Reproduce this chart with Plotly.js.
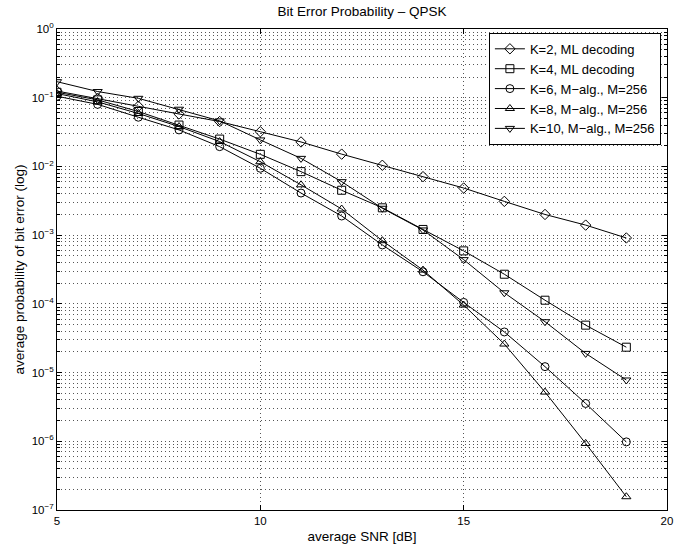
<!DOCTYPE html>
<html><head><meta charset="utf-8">
<script src="https://cdn.plot.ly/plotly-3.0.1.min.js"></script>
<style>html,body{margin:0;padding:0;background:#fff}#chart{width:675px;height:552px}</style>
</head><body><div id="chart"></div>
<script>
const snr = [5,6,7,8,9,10,11,12,13,14,15,16,17,18,19];
const k2  = [0.125,0.098,0.075,0.058,0.045,0.032,0.0227,0.0151,0.0104,0.0071,0.00485,0.0031,0.0020,0.0014,0.00091];
const k4  = [0.12,0.093,0.063,0.040,0.025,0.015,0.0084,0.0045,0.0025,0.00121,0.00059,0.00027,0.000113,0.000049,0.0000234];
const k6  = [0.105,0.080,0.052,0.034,0.0194,0.0094,0.0041,0.0019,0.00072,0.000293,0.000105,0.000039,0.0000122,0.00000355,0.00000098];
const k8  = [0.115,0.087,0.059,0.038,0.023,0.0117,0.0054,0.0024,0.00083,0.00031,0.000096,0.000026,0.0000052,0.00000093,0.000000156];
const k10 = [0.171,0.123,0.098,0.068,0.046,0.0243,0.0131,0.0060,0.00246,0.00119,0.00044,0.000145,0.000055,0.000019,0.0000078];
const names = ['K=2, ML decoding','K=4, ML decoding','K=6, M\u2212alg., M=256','K=8, M\u2212alg., M=256','K=10, M\u2212alg., M=256'];
const symbols = ['diamond-open','square-open','circle-open','triangle-up-open','triangle-down-open'];
const series = [k2,k4,k6,k8,k10];
const xTicks = [5,10,15,20];
const yTickVals = [1,1e-1,1e-2,1e-3,1e-4,1e-5,1e-6,1e-7];
const yTickText = ['10<sup>0</sup>','10<sup>\u22121</sup>','10<sup>\u22122</sup>','10<sup>\u22123</sup>','10<sup>\u22124</sup>','10<sup>\u22125</sup>','10<sup>\u22126</sup>','10<sup>\u22127</sup>'];

const traces = series.map((s,i)=>({
  x: snr, y: s, name: names[i], type:'scatter', mode:'lines+markers',
  line:{color:'#000', width:1},
  marker:{symbol:symbols[i], size:8, color:'#000', line:{color:'#000', width:1}}
}));

const fam = 'Liberation Sans, Arial, sans-serif';
const layout = {
  width:675, height:552,
  margin:{l:57, r:8, t:29, b:42},
  paper_bgcolor:'#fff', plot_bgcolor:'#fff',
  font: {family:fam, size:12, color:'#000'},
  title:{text:'Bit Error Probability \u2013 QPSK', font:{size:13.5, family:fam, color:'#000'}, xref:'paper', x:0.5, xanchor:'center', yref:'container', y:0.988, yanchor:'top'},
  showlegend:true,
  legend:{x:0.99, xanchor:'right', y:0.992, yanchor:'top', bgcolor:'#fff', bordercolor:'#000', borderwidth:1, font:{size:13, family:fam, color:'#000'}, itemwidth:30},
  xaxis:{
    range:[5,20], tickvals:xTicks, ticktext:xTicks.map(String),
    showline:true, linecolor:'#000', linewidth:1, mirror:'allticks',
    ticks:'inside', ticklen:5, tickcolor:'#000',
    showgrid:true, gridcolor:'#555', gridwidth:1, griddash:'1px,3px',
    zeroline:false,
    tickfont:{size:11.5, family:fam, color:'#000'},
    title:{text:'average SNR [dB]', font:{size:13.5, family:fam, color:'#000'}, standoff:5}
  },
  yaxis:{
    type:'log', range:[-7,0], tickvals:yTickVals, ticktext:yTickText,
    showline:true, linecolor:'#000', linewidth:1, mirror:'allticks',
    ticks:'inside', ticklen:5, tickcolor:'#000',
    showgrid:true, gridcolor:'#555', gridwidth:1, griddash:'1px,3px',
    zeroline:false,
    tickfont:{size:11.5, family:fam, color:'#000'},
    minor:{dtick:'D1', ticks:'inside', ticklen:3, tickcolor:'#000', showgrid:true, gridcolor:'#555', gridwidth:1, griddash:'1px,3px'},
    title:{text:'average probability of bit error (log)', font:{size:13.5, family:fam, color:'#000'}, standoff:3}
  }
};
Plotly.newPlot('chart', traces, layout, {staticPlot:true, displayModeBar:false});
</script>
</body></html>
========================================================================
WORK INSTRUCTIONS » Lines containing the word "chart" are to be tallied; report only the total.

ANSWER TO THE EXERCISE » 4